→ **Goal**
Exact repetition is required: output every record in full.

→ **Items**
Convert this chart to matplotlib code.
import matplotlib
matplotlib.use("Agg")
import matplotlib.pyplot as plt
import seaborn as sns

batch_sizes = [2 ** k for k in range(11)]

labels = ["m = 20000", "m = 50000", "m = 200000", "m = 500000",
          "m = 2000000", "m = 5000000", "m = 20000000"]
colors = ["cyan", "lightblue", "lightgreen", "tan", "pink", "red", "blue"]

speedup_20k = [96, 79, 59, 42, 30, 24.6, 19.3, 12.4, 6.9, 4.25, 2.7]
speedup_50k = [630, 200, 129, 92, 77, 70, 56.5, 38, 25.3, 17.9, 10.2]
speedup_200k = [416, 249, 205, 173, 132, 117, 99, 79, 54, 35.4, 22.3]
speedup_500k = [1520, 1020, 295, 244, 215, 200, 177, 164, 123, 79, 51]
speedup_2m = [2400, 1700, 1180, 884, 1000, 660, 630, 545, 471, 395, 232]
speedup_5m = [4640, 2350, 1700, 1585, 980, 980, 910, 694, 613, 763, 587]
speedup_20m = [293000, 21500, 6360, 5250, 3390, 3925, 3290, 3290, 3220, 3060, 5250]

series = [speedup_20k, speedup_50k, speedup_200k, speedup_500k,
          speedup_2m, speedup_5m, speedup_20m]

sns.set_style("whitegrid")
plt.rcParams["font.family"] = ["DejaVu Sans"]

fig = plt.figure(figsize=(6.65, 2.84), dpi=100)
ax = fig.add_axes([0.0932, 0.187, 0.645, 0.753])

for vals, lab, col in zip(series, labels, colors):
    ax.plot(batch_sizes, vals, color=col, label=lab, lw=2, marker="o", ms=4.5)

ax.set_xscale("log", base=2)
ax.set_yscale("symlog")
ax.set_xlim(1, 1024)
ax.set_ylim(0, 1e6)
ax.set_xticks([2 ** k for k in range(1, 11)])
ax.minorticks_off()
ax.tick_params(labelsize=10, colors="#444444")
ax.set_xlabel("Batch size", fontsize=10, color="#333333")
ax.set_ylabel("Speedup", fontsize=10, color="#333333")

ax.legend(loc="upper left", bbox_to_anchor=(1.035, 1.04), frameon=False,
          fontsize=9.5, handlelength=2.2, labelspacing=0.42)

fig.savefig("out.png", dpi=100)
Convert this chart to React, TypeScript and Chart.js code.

→ **Task output**
Convert this chart to matplotlib code.
import matplotlib
matplotlib.use("Agg")
import matplotlib.pyplot as plt
import seaborn as sns

batch_sizes = [2 ** k for k in range(11)]

labels = ["m = 20000", "m = 50000", "m = 200000", "m = 500000",
          "m = 2000000", "m = 5000000", "m = 20000000"]
colors = ["cyan", "lightblue", "lightgreen", "tan", "pink", "red", "blue"]

speedup_20k = [96, 79, 59, 42, 30, 24.6, 19.3, 12.4, 6.9, 4.25, 2.7]
speedup_50k = [630, 200, 129, 92, 77, 70, 56.5, 38, 25.3, 17.9, 10.2]
speedup_200k = [416, 249, 205, 173, 132, 117, 99, 79, 54, 35.4, 22.3]
speedup_500k = [1520, 1020, 295, 244, 215, 200, 177, 164, 123, 79, 51]
speedup_2m = [2400, 1700, 1180, 884, 1000, 660, 630, 545, 471, 395, 232]
speedup_5m = [4640, 2350, 1700, 1585, 980, 980, 910, 694, 613, 763, 587]
speedup_20m = [293000, 21500, 6360, 5250, 3390, 3925, 3290, 3290, 3220, 3060, 5250]

series = [speedup_20k, speedup_50k, speedup_200k, speedup_500k,
          speedup_2m, speedup_5m, speedup_20m]

sns.set_style("whitegrid")
plt.rcParams["font.family"] = ["DejaVu Sans"]

fig = plt.figure(figsize=(6.65, 2.84), dpi=100)
ax = fig.add_axes([0.0932, 0.187, 0.645, 0.753])

for vals, lab, col in zip(series, labels, colors):
    ax.plot(batch_sizes, vals, color=col, label=lab, lw=2, marker="o", ms=4.5)

ax.set_xscale("log", base=2)
ax.set_yscale("symlog")
ax.set_xlim(1, 1024)
ax.set_ylim(0, 1e6)
ax.set_xticks([2 ** k for k in range(1, 11)])
ax.minorticks_off()
ax.tick_params(labelsize=10, colors="#444444")
ax.set_xlabel("Batch size", fontsize=10, color="#333333")
ax.set_ylabel("Speedup", fontsize=10, color="#333333")

ax.legend(loc="upper left", bbox_to_anchor=(1.035, 1.04), frameon=False,
          fontsize=9.5, handlelength=2.2, labelspacing=0.42)

fig.savefig("out.png", dpi=100)
Convert this chart to React, TypeScript and Chart.js code.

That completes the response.